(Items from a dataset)
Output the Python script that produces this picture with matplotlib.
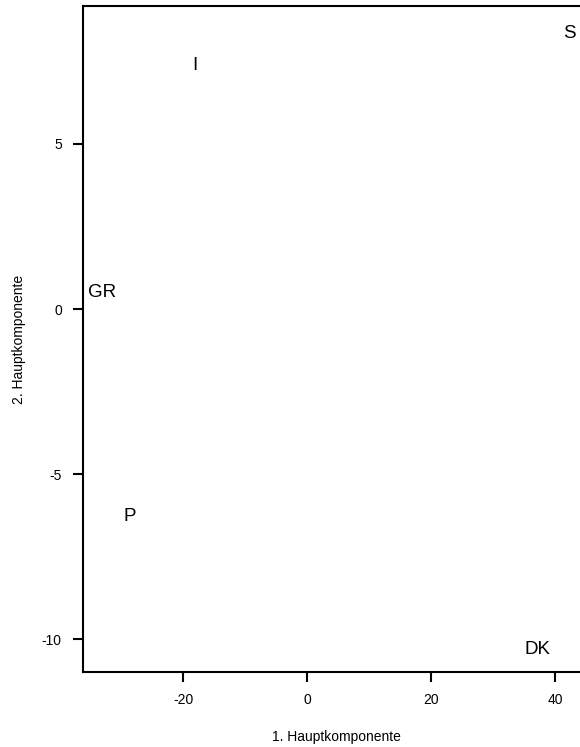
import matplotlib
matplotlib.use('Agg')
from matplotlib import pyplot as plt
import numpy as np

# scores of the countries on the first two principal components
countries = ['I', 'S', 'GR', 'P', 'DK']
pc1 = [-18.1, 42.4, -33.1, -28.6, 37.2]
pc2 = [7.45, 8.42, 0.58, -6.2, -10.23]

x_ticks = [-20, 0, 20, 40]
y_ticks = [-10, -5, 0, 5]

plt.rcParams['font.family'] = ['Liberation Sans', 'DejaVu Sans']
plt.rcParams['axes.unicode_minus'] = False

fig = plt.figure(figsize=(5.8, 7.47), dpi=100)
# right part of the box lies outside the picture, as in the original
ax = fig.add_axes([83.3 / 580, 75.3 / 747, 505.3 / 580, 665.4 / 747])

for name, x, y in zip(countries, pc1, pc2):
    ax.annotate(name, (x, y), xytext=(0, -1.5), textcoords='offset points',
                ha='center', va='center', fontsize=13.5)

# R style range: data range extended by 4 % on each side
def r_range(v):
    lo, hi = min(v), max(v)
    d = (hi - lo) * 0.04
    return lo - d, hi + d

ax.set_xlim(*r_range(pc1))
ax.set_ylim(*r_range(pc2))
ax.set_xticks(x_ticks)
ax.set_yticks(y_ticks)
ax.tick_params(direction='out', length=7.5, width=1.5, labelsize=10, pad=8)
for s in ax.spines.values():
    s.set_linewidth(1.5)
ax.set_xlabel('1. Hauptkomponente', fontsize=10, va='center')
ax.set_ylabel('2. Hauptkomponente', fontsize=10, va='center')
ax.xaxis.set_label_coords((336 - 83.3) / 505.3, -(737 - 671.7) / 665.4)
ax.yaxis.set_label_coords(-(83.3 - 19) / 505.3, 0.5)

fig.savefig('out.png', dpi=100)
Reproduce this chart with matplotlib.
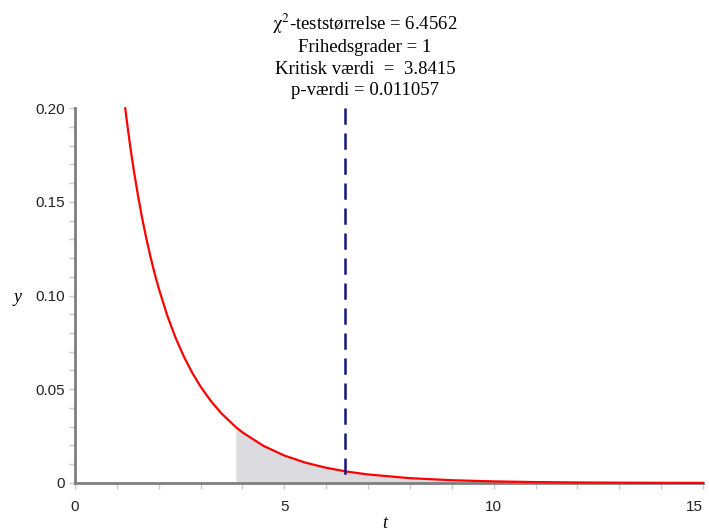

**CHALLENGE:** Pictures are to be left out; the records above must be repeated word for word.

**TASK RESULT:**
Output the Python script that produces this picture with matplotlib.
import matplotlib
matplotlib.use('Agg')
from matplotlib import pyplot as plt
import numpy as np

# scores of the countries on the first two principal components
countries = ['I', 'S', 'GR', 'P', 'DK']
pc1 = [-18.1, 42.4, -33.1, -28.6, 37.2]
pc2 = [7.45, 8.42, 0.58, -6.2, -10.23]

x_ticks = [-20, 0, 20, 40]
y_ticks = [-10, -5, 0, 5]

plt.rcParams['font.family'] = ['Liberation Sans', 'DejaVu Sans']
plt.rcParams['axes.unicode_minus'] = False

fig = plt.figure(figsize=(5.8, 7.47), dpi=100)
# right part of the box lies outside the picture, as in the original
ax = fig.add_axes([83.3 / 580, 75.3 / 747, 505.3 / 580, 665.4 / 747])

for name, x, y in zip(countries, pc1, pc2):
    ax.annotate(name, (x, y), xytext=(0, -1.5), textcoords='offset points',
                ha='center', va='center', fontsize=13.5)

# R style range: data range extended by 4 % on each side
def r_range(v):
    lo, hi = min(v), max(v)
    d = (hi - lo) * 0.04
    return lo - d, hi + d

ax.set_xlim(*r_range(pc1))
ax.set_ylim(*r_range(pc2))
ax.set_xticks(x_ticks)
ax.set_yticks(y_ticks)
ax.tick_params(direction='out', length=7.5, width=1.5, labelsize=10, pad=8)
for s in ax.spines.values():
    s.set_linewidth(1.5)
ax.set_xlabel('1. Hauptkomponente', fontsize=10, va='center')
ax.set_ylabel('2. Hauptkomponente', fontsize=10, va='center')
ax.xaxis.set_label_coords((336 - 83.3) / 505.3, -(737 - 671.7) / 665.4)
ax.yaxis.set_label_coords(-(83.3 - 19) / 505.3, 0.5)

fig.savefig('out.png', dpi=100)
Reproduce this chart with matplotlib.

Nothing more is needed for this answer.